Drop the pictures from the entries below, then reproduce the rest exactly.

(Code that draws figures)
☆ ☆ ☆ ☆
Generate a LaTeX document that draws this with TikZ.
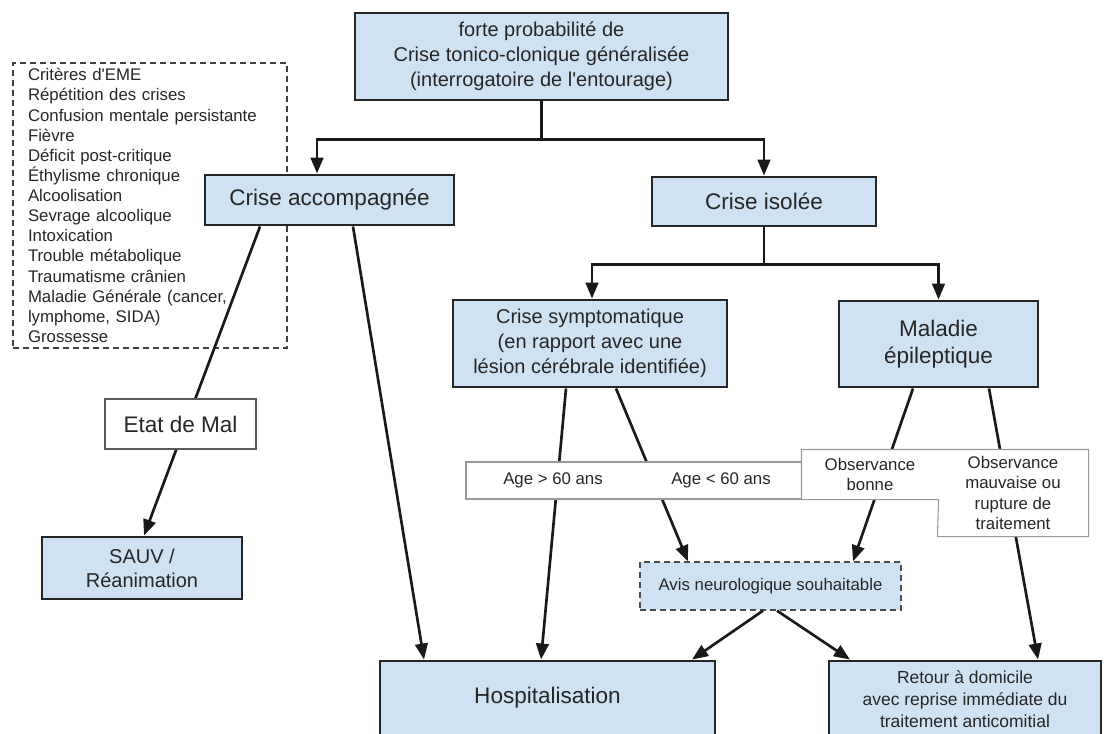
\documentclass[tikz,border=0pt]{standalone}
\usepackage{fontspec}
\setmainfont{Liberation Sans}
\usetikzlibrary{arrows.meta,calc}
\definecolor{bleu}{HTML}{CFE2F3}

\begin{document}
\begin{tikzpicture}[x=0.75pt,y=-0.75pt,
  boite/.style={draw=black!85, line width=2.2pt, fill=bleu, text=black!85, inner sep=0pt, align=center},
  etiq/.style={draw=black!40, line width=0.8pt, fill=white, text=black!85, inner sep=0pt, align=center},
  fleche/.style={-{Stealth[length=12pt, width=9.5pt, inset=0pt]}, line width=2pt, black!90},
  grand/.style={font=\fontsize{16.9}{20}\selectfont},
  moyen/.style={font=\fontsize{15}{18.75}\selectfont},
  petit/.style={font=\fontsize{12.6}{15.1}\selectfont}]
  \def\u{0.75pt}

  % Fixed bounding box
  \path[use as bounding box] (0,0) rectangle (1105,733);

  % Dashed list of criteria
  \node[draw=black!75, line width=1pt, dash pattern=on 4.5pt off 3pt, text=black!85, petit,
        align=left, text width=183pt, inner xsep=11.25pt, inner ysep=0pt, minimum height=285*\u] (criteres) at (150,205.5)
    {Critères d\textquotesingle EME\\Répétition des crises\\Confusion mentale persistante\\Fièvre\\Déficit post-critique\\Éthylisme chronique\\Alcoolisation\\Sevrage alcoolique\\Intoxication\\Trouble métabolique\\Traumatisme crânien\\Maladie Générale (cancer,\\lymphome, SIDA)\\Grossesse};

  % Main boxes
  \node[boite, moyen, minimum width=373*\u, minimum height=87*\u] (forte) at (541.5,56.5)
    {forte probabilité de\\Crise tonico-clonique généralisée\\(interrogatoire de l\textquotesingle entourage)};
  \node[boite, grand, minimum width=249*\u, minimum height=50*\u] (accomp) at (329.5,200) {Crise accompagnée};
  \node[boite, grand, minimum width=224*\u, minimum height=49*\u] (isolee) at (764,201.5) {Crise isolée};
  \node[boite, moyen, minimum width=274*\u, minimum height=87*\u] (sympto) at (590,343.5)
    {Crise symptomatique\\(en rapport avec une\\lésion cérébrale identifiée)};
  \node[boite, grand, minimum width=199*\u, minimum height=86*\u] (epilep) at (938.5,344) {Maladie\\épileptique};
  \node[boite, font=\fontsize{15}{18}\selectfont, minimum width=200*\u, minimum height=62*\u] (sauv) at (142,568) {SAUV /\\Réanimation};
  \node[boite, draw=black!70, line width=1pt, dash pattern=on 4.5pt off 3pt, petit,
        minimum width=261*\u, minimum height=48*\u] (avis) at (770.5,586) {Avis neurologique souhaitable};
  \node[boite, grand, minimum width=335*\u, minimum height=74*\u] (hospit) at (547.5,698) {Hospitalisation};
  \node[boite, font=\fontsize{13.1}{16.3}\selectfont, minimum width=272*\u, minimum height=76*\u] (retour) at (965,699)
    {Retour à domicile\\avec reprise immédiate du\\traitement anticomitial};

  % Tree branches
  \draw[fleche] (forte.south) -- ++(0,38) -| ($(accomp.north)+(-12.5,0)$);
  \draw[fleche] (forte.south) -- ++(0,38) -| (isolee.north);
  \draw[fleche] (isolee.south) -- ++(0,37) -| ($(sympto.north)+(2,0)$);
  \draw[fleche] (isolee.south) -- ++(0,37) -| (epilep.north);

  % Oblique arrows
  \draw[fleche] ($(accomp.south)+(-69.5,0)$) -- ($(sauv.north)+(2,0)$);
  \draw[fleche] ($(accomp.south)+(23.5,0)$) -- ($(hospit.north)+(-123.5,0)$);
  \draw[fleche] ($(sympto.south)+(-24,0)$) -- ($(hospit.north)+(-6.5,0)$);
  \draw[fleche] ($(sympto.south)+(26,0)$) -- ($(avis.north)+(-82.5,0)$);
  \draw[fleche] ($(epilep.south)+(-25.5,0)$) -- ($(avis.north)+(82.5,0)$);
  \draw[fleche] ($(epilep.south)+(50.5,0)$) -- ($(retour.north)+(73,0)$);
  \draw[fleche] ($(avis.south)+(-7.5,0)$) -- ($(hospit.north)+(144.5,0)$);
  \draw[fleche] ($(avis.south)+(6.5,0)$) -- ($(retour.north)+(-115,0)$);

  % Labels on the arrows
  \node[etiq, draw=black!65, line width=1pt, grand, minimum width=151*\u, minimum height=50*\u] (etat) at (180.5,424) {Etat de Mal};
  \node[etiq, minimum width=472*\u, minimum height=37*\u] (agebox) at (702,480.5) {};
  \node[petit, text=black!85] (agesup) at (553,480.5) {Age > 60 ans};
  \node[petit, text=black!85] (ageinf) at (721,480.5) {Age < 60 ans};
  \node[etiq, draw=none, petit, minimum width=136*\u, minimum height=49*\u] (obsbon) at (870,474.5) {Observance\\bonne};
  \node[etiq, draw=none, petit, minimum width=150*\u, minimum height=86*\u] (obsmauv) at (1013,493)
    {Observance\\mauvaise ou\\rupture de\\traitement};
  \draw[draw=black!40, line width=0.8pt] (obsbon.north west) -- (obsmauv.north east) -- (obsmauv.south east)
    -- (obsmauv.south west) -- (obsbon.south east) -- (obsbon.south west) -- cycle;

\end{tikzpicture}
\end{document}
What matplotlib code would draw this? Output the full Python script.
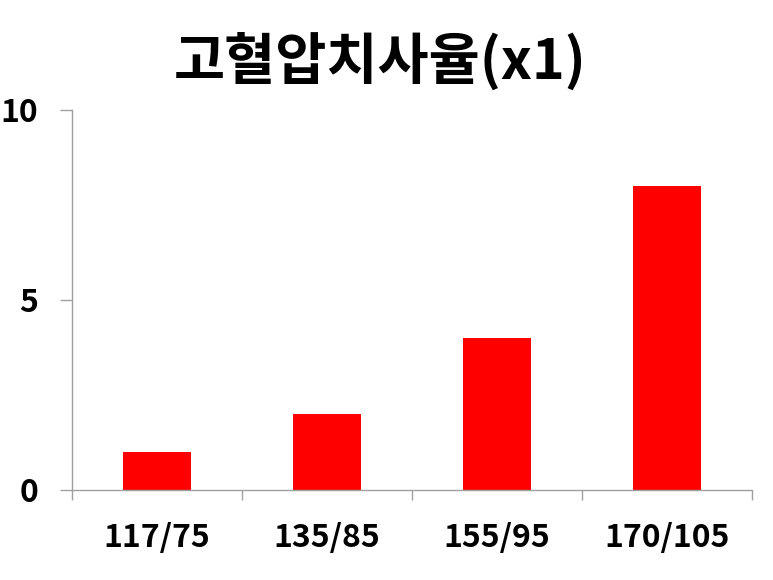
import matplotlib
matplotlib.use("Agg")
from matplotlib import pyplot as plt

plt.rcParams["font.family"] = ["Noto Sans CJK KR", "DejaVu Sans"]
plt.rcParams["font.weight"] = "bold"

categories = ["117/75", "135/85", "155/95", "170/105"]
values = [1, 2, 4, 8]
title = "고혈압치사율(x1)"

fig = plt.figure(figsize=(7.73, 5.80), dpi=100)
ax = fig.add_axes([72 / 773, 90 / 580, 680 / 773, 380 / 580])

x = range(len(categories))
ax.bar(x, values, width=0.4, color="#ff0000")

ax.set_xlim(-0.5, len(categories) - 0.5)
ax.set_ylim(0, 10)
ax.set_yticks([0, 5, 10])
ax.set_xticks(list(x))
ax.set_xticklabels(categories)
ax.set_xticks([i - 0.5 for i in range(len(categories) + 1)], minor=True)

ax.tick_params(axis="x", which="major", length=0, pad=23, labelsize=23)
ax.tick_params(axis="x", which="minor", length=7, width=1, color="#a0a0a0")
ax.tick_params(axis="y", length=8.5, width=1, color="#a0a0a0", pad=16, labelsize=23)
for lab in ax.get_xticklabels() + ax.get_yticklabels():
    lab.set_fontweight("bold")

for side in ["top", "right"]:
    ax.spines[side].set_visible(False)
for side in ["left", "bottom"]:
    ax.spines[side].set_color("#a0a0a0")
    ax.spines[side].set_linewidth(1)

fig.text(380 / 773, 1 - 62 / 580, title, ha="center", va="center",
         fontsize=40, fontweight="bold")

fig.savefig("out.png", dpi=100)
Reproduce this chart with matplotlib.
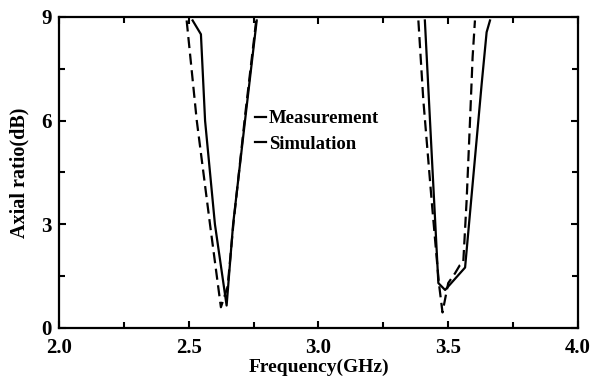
☆ ☆ ☆ ☆
◆ **Complete answer**:
Generate a LaTeX document that draws this with TikZ.
\documentclass[tikz,border=0pt]{standalone}
\usepackage{fontspec}
\setmainfont{Liberation Sans}
\usetikzlibrary{arrows.meta,calc}
\definecolor{bleu}{HTML}{CFE2F3}

\begin{document}
\begin{tikzpicture}[x=0.75pt,y=-0.75pt,
  boite/.style={draw=black!85, line width=2.2pt, fill=bleu, text=black!85, inner sep=0pt, align=center},
  etiq/.style={draw=black!40, line width=0.8pt, fill=white, text=black!85, inner sep=0pt, align=center},
  fleche/.style={-{Stealth[length=12pt, width=9.5pt, inset=0pt]}, line width=2pt, black!90},
  grand/.style={font=\fontsize{16.9}{20}\selectfont},
  moyen/.style={font=\fontsize{15}{18.75}\selectfont},
  petit/.style={font=\fontsize{12.6}{15.1}\selectfont}]
  \def\u{0.75pt}

  % Fixed bounding box
  \path[use as bounding box] (0,0) rectangle (1105,733);

  % Dashed list of criteria
  \node[draw=black!75, line width=1pt, dash pattern=on 4.5pt off 3pt, text=black!85, petit,
        align=left, text width=183pt, inner xsep=11.25pt, inner ysep=0pt, minimum height=285*\u] (criteres) at (150,205.5)
    {Critères d\textquotesingle EME\\Répétition des crises\\Confusion mentale persistante\\Fièvre\\Déficit post-critique\\Éthylisme chronique\\Alcoolisation\\Sevrage alcoolique\\Intoxication\\Trouble métabolique\\Traumatisme crânien\\Maladie Générale (cancer,\\lymphome, SIDA)\\Grossesse};

  % Main boxes
  \node[boite, moyen, minimum width=373*\u, minimum height=87*\u] (forte) at (541.5,56.5)
    {forte probabilité de\\Crise tonico-clonique généralisée\\(interrogatoire de l\textquotesingle entourage)};
  \node[boite, grand, minimum width=249*\u, minimum height=50*\u] (accomp) at (329.5,200) {Crise accompagnée};
  \node[boite, grand, minimum width=224*\u, minimum height=49*\u] (isolee) at (764,201.5) {Crise isolée};
  \node[boite, moyen, minimum width=274*\u, minimum height=87*\u] (sympto) at (590,343.5)
    {Crise symptomatique\\(en rapport avec une\\lésion cérébrale identifiée)};
  \node[boite, grand, minimum width=199*\u, minimum height=86*\u] (epilep) at (938.5,344) {Maladie\\épileptique};
  \node[boite, font=\fontsize{15}{18}\selectfont, minimum width=200*\u, minimum height=62*\u] (sauv) at (142,568) {SAUV /\\Réanimation};
  \node[boite, draw=black!70, line width=1pt, dash pattern=on 4.5pt off 3pt, petit,
        minimum width=261*\u, minimum height=48*\u] (avis) at (770.5,586) {Avis neurologique souhaitable};
  \node[boite, grand, minimum width=335*\u, minimum height=74*\u] (hospit) at (547.5,698) {Hospitalisation};
  \node[boite, font=\fontsize{13.1}{16.3}\selectfont, minimum width=272*\u, minimum height=76*\u] (retour) at (965,699)
    {Retour à domicile\\avec reprise immédiate du\\traitement anticomitial};

  % Tree branches
  \draw[fleche] (forte.south) -- ++(0,38) -| ($(accomp.north)+(-12.5,0)$);
  \draw[fleche] (forte.south) -- ++(0,38) -| (isolee.north);
  \draw[fleche] (isolee.south) -- ++(0,37) -| ($(sympto.north)+(2,0)$);
  \draw[fleche] (isolee.south) -- ++(0,37) -| (epilep.north);

  % Oblique arrows
  \draw[fleche] ($(accomp.south)+(-69.5,0)$) -- ($(sauv.north)+(2,0)$);
  \draw[fleche] ($(accomp.south)+(23.5,0)$) -- ($(hospit.north)+(-123.5,0)$);
  \draw[fleche] ($(sympto.south)+(-24,0)$) -- ($(hospit.north)+(-6.5,0)$);
  \draw[fleche] ($(sympto.south)+(26,0)$) -- ($(avis.north)+(-82.5,0)$);
  \draw[fleche] ($(epilep.south)+(-25.5,0)$) -- ($(avis.north)+(82.5,0)$);
  \draw[fleche] ($(epilep.south)+(50.5,0)$) -- ($(retour.north)+(73,0)$);
  \draw[fleche] ($(avis.south)+(-7.5,0)$) -- ($(hospit.north)+(144.5,0)$);
  \draw[fleche] ($(avis.south)+(6.5,0)$) -- ($(retour.north)+(-115,0)$);

  % Labels on the arrows
  \node[etiq, draw=black!65, line width=1pt, grand, minimum width=151*\u, minimum height=50*\u] (etat) at (180.5,424) {Etat de Mal};
  \node[etiq, minimum width=472*\u, minimum height=37*\u] (agebox) at (702,480.5) {};
  \node[petit, text=black!85] (agesup) at (553,480.5) {Age > 60 ans};
  \node[petit, text=black!85] (ageinf) at (721,480.5) {Age < 60 ans};
  \node[etiq, draw=none, petit, minimum width=136*\u, minimum height=49*\u] (obsbon) at (870,474.5) {Observance\\bonne};
  \node[etiq, draw=none, petit, minimum width=150*\u, minimum height=86*\u] (obsmauv) at (1013,493)
    {Observance\\mauvaise ou\\rupture de\\traitement};
  \draw[draw=black!40, line width=0.8pt] (obsbon.north west) -- (obsmauv.north east) -- (obsmauv.south east)
    -- (obsmauv.south west) -- (obsbon.south east) -- (obsbon.south west) -- cycle;

\end{tikzpicture}
\end{document}
What matplotlib code would draw this? Output the full Python script.
import matplotlib
matplotlib.use("Agg")
from matplotlib import pyplot as plt

plt.rcParams["font.family"] = ["Noto Sans CJK KR", "DejaVu Sans"]
plt.rcParams["font.weight"] = "bold"

categories = ["117/75", "135/85", "155/95", "170/105"]
values = [1, 2, 4, 8]
title = "고혈압치사율(x1)"

fig = plt.figure(figsize=(7.73, 5.80), dpi=100)
ax = fig.add_axes([72 / 773, 90 / 580, 680 / 773, 380 / 580])

x = range(len(categories))
ax.bar(x, values, width=0.4, color="#ff0000")

ax.set_xlim(-0.5, len(categories) - 0.5)
ax.set_ylim(0, 10)
ax.set_yticks([0, 5, 10])
ax.set_xticks(list(x))
ax.set_xticklabels(categories)
ax.set_xticks([i - 0.5 for i in range(len(categories) + 1)], minor=True)

ax.tick_params(axis="x", which="major", length=0, pad=23, labelsize=23)
ax.tick_params(axis="x", which="minor", length=7, width=1, color="#a0a0a0")
ax.tick_params(axis="y", length=8.5, width=1, color="#a0a0a0", pad=16, labelsize=23)
for lab in ax.get_xticklabels() + ax.get_yticklabels():
    lab.set_fontweight("bold")

for side in ["top", "right"]:
    ax.spines[side].set_visible(False)
for side in ["left", "bottom"]:
    ax.spines[side].set_color("#a0a0a0")
    ax.spines[side].set_linewidth(1)

fig.text(380 / 773, 1 - 62 / 580, title, ha="center", va="center",
         fontsize=40, fontweight="bold")

fig.savefig("out.png", dpi=100)
Reproduce this chart with matplotlib.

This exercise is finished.